Version control system

This is a really must-to-have tool. You need a version control system which can track the changes of a code and it makes possible the parallel work of multiple developers on the same base of code. Most widely used version control systems are GIT and SVN.

UML editor tool

UML is a proper tool to document and visualize the architectural and dynamic design of your software. You have a high variety of diagrams to visualize your software from different perspectives (class diagram, object diagram, sequence diagram, state diagram etc.). UML is basically a semi-formal documentation of your software. It is possible to draw UML diagrams on paper or in a drawing software, but is proposed to use a professional tool for this purpose. My absolute favorite one is Enterprise Architect. Unfortunately it is only for Windows and it costs a lot. But it can properly format the diagrams, link the related diagrams between each other, control the different versions, handle different permissions and it can also generate some code from the diagrams.

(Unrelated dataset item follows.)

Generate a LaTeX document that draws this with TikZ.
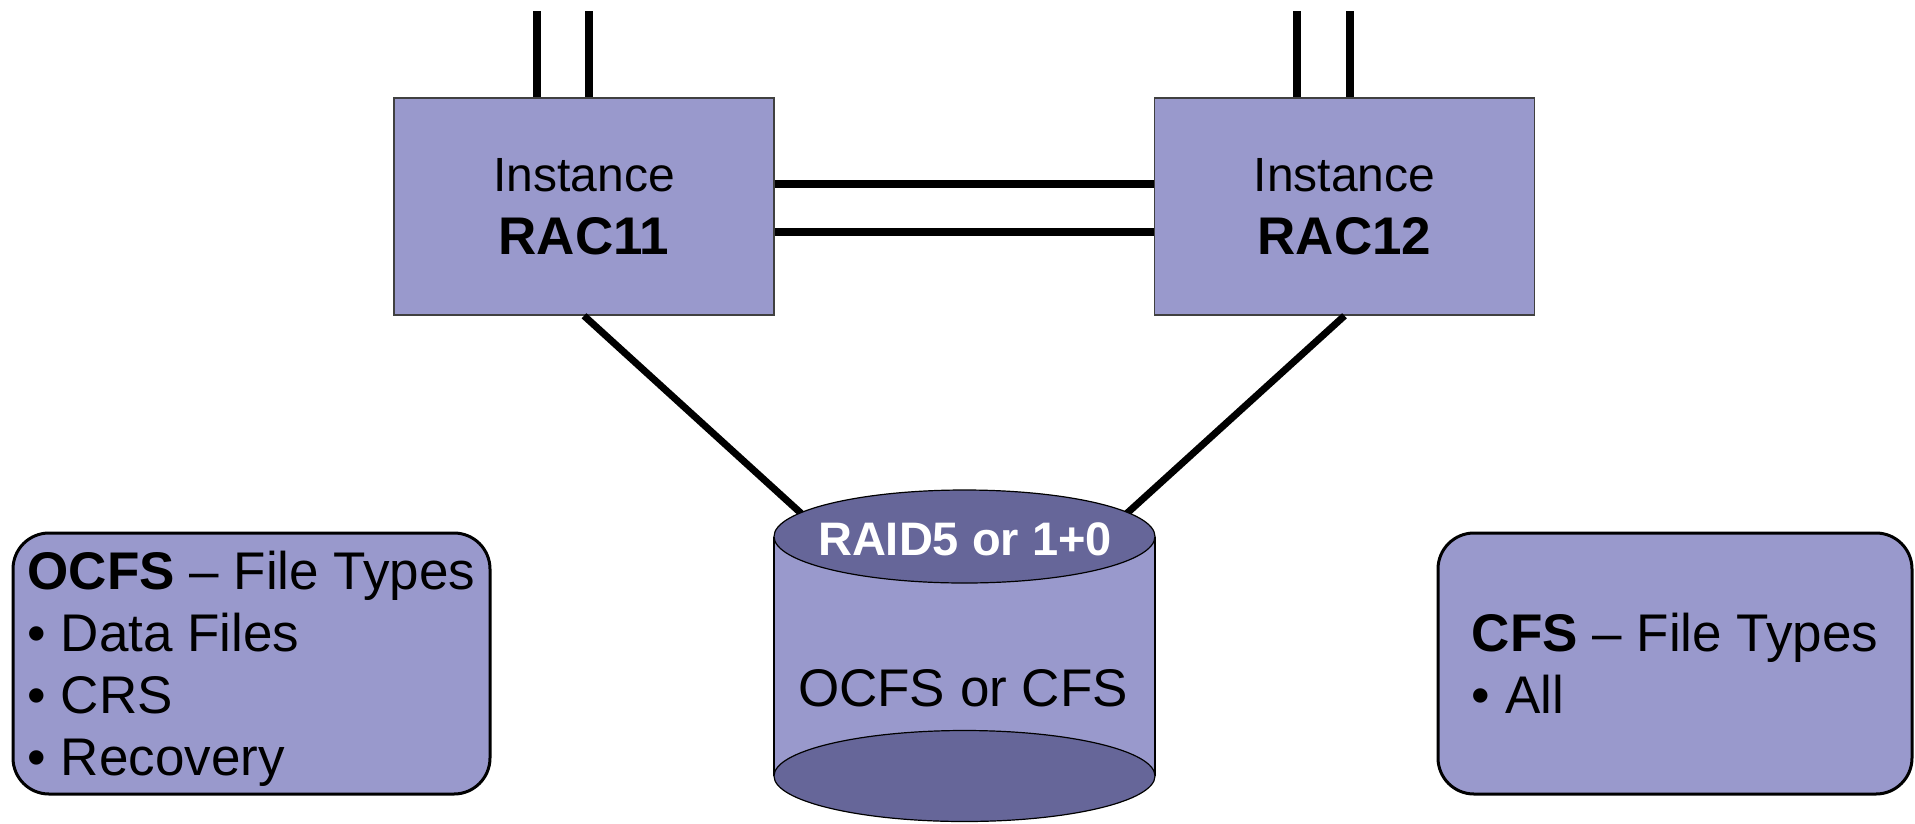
\documentclass[tikz,border=0pt]{standalone}
\usepackage{fontspec}
\setmainfont{Liberation Sans}
\definecolor{boxfill}{HTML}{9999CC}
\definecolor{diskdark}{HTML}{666699}
\begin{document}
\begin{tikzpicture}[x=1pt,y=-1pt,
  inst/.style={draw=black!75, line width=1.5pt, fill=boxfill, minimum width=380pt, minimum height=217pt, inner sep=0pt, align=center, font=\fontsize{48}{63}\selectfont},
  link/.style={line width=8pt},
  diag/.style={line width=7pt},
  diskedge/.style={draw=black, line width=1.2pt},
  ftbox/.style={draw=black, line width=3pt, fill=boxfill, rounded corners=36pt, minimum height=261pt, inner sep=0pt, align=left, text depth=0pt, font=\fontsize{53}{62}\selectfont}
]
\useasboundingbox (0,0) rectangle (1915,823);

% instances
\node[inst] (rac11) at (584,206.5) {Instance\\{\fontsize{53}{63}\selectfont\bfseries RAC11}};
\node[inst] (rac12) at (1344.5,206.5) {Instance\\{\fontsize{53}{63}\selectfont\bfseries RAC12}};

% top lines
\coordinate (t11a) at (537,11);
\coordinate (t11b) at (589,11);
\coordinate (t12a) at (1297,11);
\coordinate (t12b) at (1350,11);
\draw[link] (t11a) -- (t11a |- rac11.north);
\draw[link] (t11b) -- (t11b |- rac11.north);
\draw[link] (t12a) -- (t12a |- rac12.north);
\draw[link] (t12b) -- (t12b |- rac12.north);

% interconnect
\draw[link] ([yshift=22.5pt]rac11.east) -- ([yshift=22.5pt]rac12.west);
\draw[link] ([yshift=-25.5pt]rac11.east) -- ([yshift=-25.5pt]rac12.west);

% diagonals to disk
\coordinate (d1) at (804,516);
\coordinate (d2) at (1124,516);
\draw[diag] (rac11.south) -- (d1);
\draw[diag] (rac12.south) -- (d2);

% disk
\fill[boxfill] (774,536.5) rectangle (1155,776);
\draw[diskedge] (774,536.5) -- (774,776) (1155,536.5) -- (1155,776);
\draw[diskedge, fill=diskdark] (964.5,776) ellipse [x radius=190.5pt, y radius=45.5pt];
\draw[diskedge, fill=diskdark] (964.5,536.5) ellipse [x radius=190.5pt, y radius=46.5pt];
\node[text=white, font=\fontsize{47}{50}\selectfont\bfseries, anchor=base, inner sep=0pt] (raid) at (965,555) {RAID5 or 1+0};
\node[font=\fontsize{53}{60}\selectfont, anchor=base, inner sep=0pt] (fs) at (963,706) {OCFS or CFS};

% file type boxes
\node[ftbox, minimum width=477pt] (ocfs) at (251.5,663.5) {\textbf{OCFS} – File Types\\• Data Files\\• CRS\\• Recovery};
\node[ftbox, minimum width=474pt] (cfs) at (1675,663.5) {\textbf{CFS} – File Types\\• All};
\end{tikzpicture}
\end{document}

Continuous integration system

It is also suggested to have a server with a continuous integration system. It can regularly build your code, run the tests and do additional code quality checks. So that you always have a clear picture about the current state of your code base and you can also set up some quality gates. Jenkins is a really good CI framework for starting.

IDE

IDE means integrated development environment. This is a tool which helps you to edit your code. But it also has support for navigation inside your code and you can usually integrate plugins for compiling, debugging or for version control. There is a high variety of IDEs like: Visual Studio, VSCode, QT Creator, Netbeans, Eclipse, etc. Fortunately, most of them are free.

Compiler

If you are not working with some interpreted language you will need a compiler to build your code. It is always up to the used language which ones can you use.

Interpreter

If you are working with interpreted code, like Python you will need it (instead of compiler) to be able to run your code.

Debugger

A debugger makes it possible to have a more detailed view on your code when you are running it. It makes it possible to see the call stack, the value of the variables and it also makes it possible to put so called breakpoint into the code. The run of your program should be paused at the breakpoints, so that you can analyze its state. With a debugger you can also run your code line-by-line. Most debuggers are integrated into IDEs. To use a debugger you have to compile your code with specific debug option, so that the compiler is generating additional debug information.

Code formatter

Most of the big projects have guidelines for the formatting of your code: usage of spaces and tabs, maximum length of lines, where to put the braces and brackets etc. Your code can be automatically formatted based on custom rules with some code formatter tools. For example for C++ you can use clang format. These tools can be integrated into your IDE, so that you can make sure that you are not violating any of such guidelines.

Static code analyzer

A static code analyzer checks your code without running it. It can be detected: unused variables and parameters, usage of uninitialized memory fields, violation of naming guidelines etc. It is really suggested to setup such a tool for your project to ensure better quality.

Dynamic code analyzer

A dynamic code analyzer similar to the static one, is also checking your code, but it is checking it while running. It can detect issues like memory leaks, and possible runtime errors.

Profiler

A profiler can measure the runtime and the memory consumption of your software in critical scenarios. You are supposed to use it in case of embedded development or if your software is using a lot of memory or CPU.

Test framework

If you want to run automated tests on your software you will need a test framework. In fact you can use different framework to your code on different levels: unit tests, component tests, acceptance tests, smoke tests etc.

Communication tool

You also need a communication tool which can be used within the team for communication. It is nice if it supports screen sharing and remote control of computers and if it is documenting all discussion properly. You have thousands of choices, like Slack, Skype for Business etc.

Time and holiday tracker tool

Last but not least you need a tool to track the holidays and the working time of the team members. However in some organizations working time is not tracked anymore, most of the companies are still using it for different purposes. It’s nice if the developers can book their time on different projects and tasks. It helps the project managers to get a clearer picture of the progress of the project.